Iowa can and should play a key role in the debate over Trump’s plans to end federal protection for immigrants who entered the country as children. Thriving cultures embrace immigration, and Iowans have in the past. And, bluntly, a state with an aging population and a skilled labor shortage would be foolish not to.
Trump’s rejection of the Deferred Action on Child Arrivals program also has ignited a broader debate about federal authority that ought to excite advocates of limited government. State and local officials are testing the bounds of their limited sovereignty in an attempt to buck Trump’s policy.
Federal officials, by contrast, are responding in a predictably partisan manner.
Rep. Dave Loebsack, the only Iowa Democrat in Congress, quickly criticized the prospect of ending DACA. However, one has to wonder where Loebsack was for the past eight years, when a Democrat in the White House was carrying out more deportations than any president in U.S. history. (In full disclosure, I worked for Loebsack’s opponent in the 2016 election.)
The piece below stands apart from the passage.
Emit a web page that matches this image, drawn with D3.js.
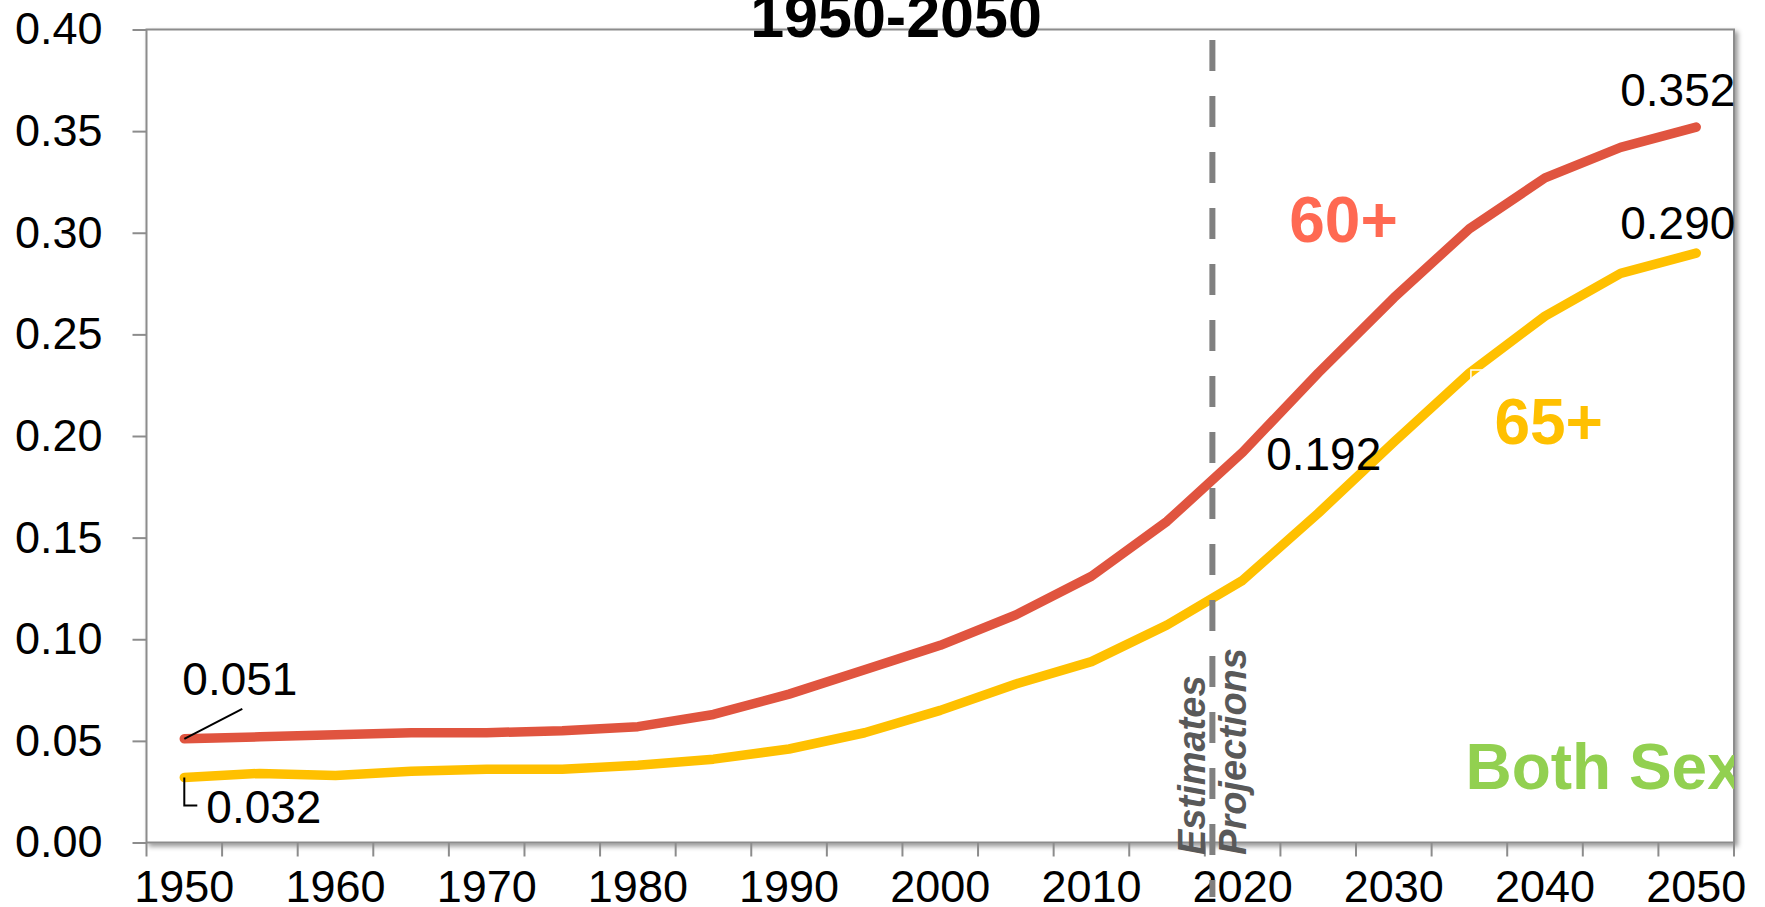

Meanwhile, most of Iowa’s D.C. Republicans tried straddling the issue, saying DACA was executive overreach by President Barack Obama, but also suggesting those affected deserve legal status. Sen. Chuck Grassley said it may have been “well-intentioned,” but it should have come from the Congress.
Trump said on Twitter this week that he might “revisit” the issue, suggesting executive overreach indeed may be appropriate, but only if Congress is gridlocked.
Nothing coming out of Congress has cast much hope that meaningful immigration legislation can be passed in the six months before DACA ends.
Luckily, the radical libertarians who devised our form of government foresaw spats like these (although they probably would have mixed thoughts on this subject specifically). Our government is founded on the idea of separate powers — that each level of government would check the others.
As presidents sometimes do, Trump is putting our model to the test. The administration is finding state and local authorities are fighting to thwart any mass deportations.
Even though the federal government has grossly outgrown its constitutional limits, local government remains a powerful force in cases such as these. As one pertinent example, the U.S. has 65 federal agencies with law enforcement powers, but more than 17,000 state and local law enforcement agencies, according to the International Association of Chiefs of Police.
If local authorities refuse to cooperate, it seems doubtful Trump can even top Obama’s record for deportations.
Some municipal governments, including Iowa City, and many schools already have signaled they won’t waste resources hunting down non-violent immigrants. And now, Attorney General Tom Miller and more than a dozen other attorneys general are suing the federal government over DACA.
Our republic has been heaved into a fierce battle over the role of government, and it’s going to get messy. Government usually does.